Would you transcribe the whole listing exactly, minus its pictures?

— BEGIN —

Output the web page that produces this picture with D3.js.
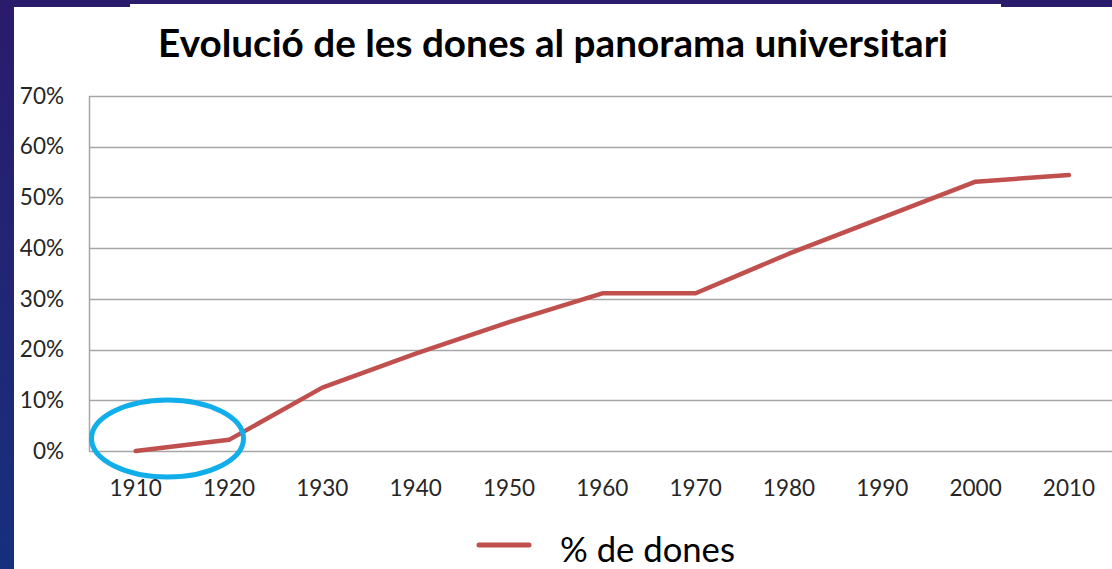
<!DOCTYPE html>
<html>
<head>
<meta charset="utf-8">
<script src="https://cdn.jsdelivr.net/npm/d3@7/dist/d3.min.js"></script>
<style>
  html, body { margin: 0; padding: 0; background: #1d2672; }
  svg { display: block; }
  text { font-family: Lato, "Open Sans", "Liberation Sans", sans-serif; }
</style>
</head>
<body>
<svg id="chart" width="1112" height="569"></svg>
<script>
// Decades on the horizontal axis
const years = ["1910", "1920", "1930", "1940", "1950", "1960", "1970", "1980", "1990", "2000", "2010"];
// Share of women among university students (%)
const womenShare = [0, 2.2, 12.5, 19.2, 25.4, 31.1, 31.1, 38.9, 46, 53.1, 54.4];
// Percentage ticks on the vertical axis
const yTicks = [0, 10, 20, 30, 40, 50, 60, 70];

const titleText = "Evolució de les dones al panorama universitari";
const legendLabel = "% de dones";

const W = 1112, H = 569;
const svg = d3.select("#chart");

// Slide backdrop: dark blue/purple gradient
const defs = svg.append("defs");
const grad = defs.append("linearGradient").attr("id", "bg").attr("x1", 0).attr("y1", 0).attr("x2", 0).attr("y2", 1);
grad.append("stop").attr("offset", "0%").attr("stop-color", "#2b1b6c");
grad.append("stop").attr("offset", "100%").attr("stop-color", "#16307e");
svg.append("rect").attr("width", W).attr("height", H).attr("fill", "url(#bg)");

// White chart panel (its top edge steps slightly)
svg.append("path")
  .attr("d", "M14,7 H130 V4 H1001 V7 H1112 V569 H14 Z")
  .attr("fill", "#ffffff");

const plot = { left: 89, right: 1115.6, top: 96, bottom: 451 };

const x = d3.scaleBand().domain(years).range([plot.left, plot.right]).padding(0);
const y = d3.scaleLinear().domain([0, 70]).range([plot.bottom, plot.top]);

// Horizontal gridlines
svg.append("g")
  .selectAll("line")
  .data(yTicks)
  .join("line")
  .attr("x1", plot.left)
  .attr("x2", W)
  .attr("y1", d => Math.round(y(d)) + 0.5)
  .attr("y2", d => Math.round(y(d)) + 0.5)
  .attr("stroke", "#a6a6a6")
  .attr("stroke-width", 1.5);

// Vertical axis line
svg.append("line")
  .attr("x1", plot.left + 0.5).attr("x2", plot.left + 0.5)
  .attr("y1", plot.top).attr("y2", plot.bottom + 1)
  .attr("stroke", "#a6a6a6").attr("stroke-width", 1.5);

const labelSize = 22.5;

// Y axis labels
const yAxis = d3.axisLeft(y).tickValues(yTicks).tickFormat(d => d + "%").tickSize(0).tickPadding(25);
const gy = svg.append("g").attr("transform", `translate(${plot.left},0)`).call(yAxis);
gy.select(".domain").remove();
gy.selectAll("text")
  .attr("font-size", labelSize)
  .attr("fill", "#262626")
  .style("font-family", "Lato, 'Open Sans', sans-serif");

// X axis labels
const xAxis = d3.axisBottom(x).tickSize(0).tickPadding(29);
const gx = svg.append("g").attr("transform", `translate(0,${plot.bottom})`).call(xAxis);
gx.select(".domain").remove();
gx.selectAll("text")
  .attr("font-size", labelSize)
  .attr("fill", "#262626")
  .style("font-family", "Lato, 'Open Sans', sans-serif");

// Data line
const line = d3.line()
  .x((d, i) => x(years[i]) + x.bandwidth() / 2)
  .y(d => y(d));

svg.append("path")
  .datum(womenShare)
  .attr("d", line)
  .attr("fill", "none")
  .attr("stroke", "#c0504d")
  .attr("stroke-width", 4.5)
  .attr("stroke-linejoin", "round")
  .attr("stroke-linecap", "round");

// Highlight around the earliest decades
svg.append("ellipse")
  .attr("cx", 167.5)
  .attr("cy", 438.5)
  .attr("rx", 76)
  .attr("ry", 38.5)
  .attr("fill", "none")
  .attr("stroke", "#12aeea")
  .attr("stroke-width", 5);

// Title
const title = svg.append("text")
  .attr("x", 553)
  .attr("y", 57)
  .attr("text-anchor", "middle")
  .attr("font-size", 30)
  .attr("font-weight", "bold")
  .attr("fill", "#000")
  .text(titleText);
const tw = title.node().getComputedTextLength();
title.attr("font-size", 30 * 790 / tw);

// Legend
svg.append("line")
  .attr("x1", 479).attr("x2", 529)
  .attr("y1", 545).attr("y2", 545)
  .attr("stroke", "#c0504d")
  .attr("stroke-width", 5)
  .attr("stroke-linecap", "round");
const leg = svg.append("text")
  .attr("x", 560)
  .attr("y", 562)
  .attr("font-size", 30)
  .attr("fill", "#000")
  .text(legendLabel);
const lw = leg.node().getComputedTextLength();
leg.attr("font-size", 30 * 175 / lw);
</script>
</body>
</html>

— END —

▸ Result below
Output the web page that produces this picture with D3.js.
<!DOCTYPE html>
<html>
<head>
<meta charset="utf-8">
<script src="https://cdn.jsdelivr.net/npm/d3@7/dist/d3.min.js"></script>
<style>
  html, body { margin: 0; padding: 0; background: #1d2672; }
  svg { display: block; }
  text { font-family: Lato, "Open Sans", "Liberation Sans", sans-serif; }
</style>
</head>
<body>
<svg id="chart" width="1112" height="569"></svg>
<script>
// Decades on the horizontal axis
const years = ["1910", "1920", "1930", "1940", "1950", "1960", "1970", "1980", "1990", "2000", "2010"];
// Share of women among university students (%)
const womenShare = [0, 2.2, 12.5, 19.2, 25.4, 31.1, 31.1, 38.9, 46, 53.1, 54.4];
// Percentage ticks on the vertical axis
const yTicks = [0, 10, 20, 30, 40, 50, 60, 70];

const titleText = "Evolució de les dones al panorama universitari";
const legendLabel = "% de dones";

const W = 1112, H = 569;
const svg = d3.select("#chart");

// Slide backdrop: dark blue/purple gradient
const defs = svg.append("defs");
const grad = defs.append("linearGradient").attr("id", "bg").attr("x1", 0).attr("y1", 0).attr("x2", 0).attr("y2", 1);
grad.append("stop").attr("offset", "0%").attr("stop-color", "#2b1b6c");
grad.append("stop").attr("offset", "100%").attr("stop-color", "#16307e");
svg.append("rect").attr("width", W).attr("height", H).attr("fill", "url(#bg)");

// White chart panel (its top edge steps slightly)
svg.append("path")
  .attr("d", "M14,7 H130 V4 H1001 V7 H1112 V569 H14 Z")
  .attr("fill", "#ffffff");

const plot = { left: 89, right: 1115.6, top: 96, bottom: 451 };

const x = d3.scaleBand().domain(years).range([plot.left, plot.right]).padding(0);
const y = d3.scaleLinear().domain([0, 70]).range([plot.bottom, plot.top]);

// Horizontal gridlines
svg.append("g")
  .selectAll("line")
  .data(yTicks)
  .join("line")
  .attr("x1", plot.left)
  .attr("x2", W)
  .attr("y1", d => Math.round(y(d)) + 0.5)
  .attr("y2", d => Math.round(y(d)) + 0.5)
  .attr("stroke", "#a6a6a6")
  .attr("stroke-width", 1.5);

// Vertical axis line
svg.append("line")
  .attr("x1", plot.left + 0.5).attr("x2", plot.left + 0.5)
  .attr("y1", plot.top).attr("y2", plot.bottom + 1)
  .attr("stroke", "#a6a6a6").attr("stroke-width", 1.5);

const labelSize = 22.5;

// Y axis labels
const yAxis = d3.axisLeft(y).tickValues(yTicks).tickFormat(d => d + "%").tickSize(0).tickPadding(25);
const gy = svg.append("g").attr("transform", `translate(${plot.left},0)`).call(yAxis);
gy.select(".domain").remove();
gy.selectAll("text")
  .attr("font-size", labelSize)
  .attr("fill", "#262626")
  .style("font-family", "Lato, 'Open Sans', sans-serif");

// X axis labels
const xAxis = d3.axisBottom(x).tickSize(0).tickPadding(29);
const gx = svg.append("g").attr("transform", `translate(0,${plot.bottom})`).call(xAxis);
gx.select(".domain").remove();
gx.selectAll("text")
  .attr("font-size", labelSize)
  .attr("fill", "#262626")
  .style("font-family", "Lato, 'Open Sans', sans-serif");

// Data line
const line = d3.line()
  .x((d, i) => x(years[i]) + x.bandwidth() / 2)
  .y(d => y(d));

svg.append("path")
  .datum(womenShare)
  .attr("d", line)
  .attr("fill", "none")
  .attr("stroke", "#c0504d")
  .attr("stroke-width", 4.5)
  .attr("stroke-linejoin", "round")
  .attr("stroke-linecap", "round");

// Highlight around the earliest decades
svg.append("ellipse")
  .attr("cx", 167.5)
  .attr("cy", 438.5)
  .attr("rx", 76)
  .attr("ry", 38.5)
  .attr("fill", "none")
  .attr("stroke", "#12aeea")
  .attr("stroke-width", 5);

// Title
const title = svg.append("text")
  .attr("x", 553)
  .attr("y", 57)
  .attr("text-anchor", "middle")
  .attr("font-size", 30)
  .attr("font-weight", "bold")
  .attr("fill", "#000")
  .text(titleText);
const tw = title.node().getComputedTextLength();
title.attr("font-size", 30 * 790 / tw);

// Legend
svg.append("line")
  .attr("x1", 479).attr("x2", 529)
  .attr("y1", 545).attr("y2", 545)
  .attr("stroke", "#c0504d")
  .attr("stroke-width", 5)
  .attr("stroke-linecap", "round");
const leg = svg.append("text")
  .attr("x", 560)
  .attr("y", 562)
  .attr("font-size", 30)
  .attr("fill", "#000")
  .text(legendLabel);
const lw = leg.node().getComputedTextLength();
leg.attr("font-size", 30 * 175 / lw);
</script>
</body>
</html>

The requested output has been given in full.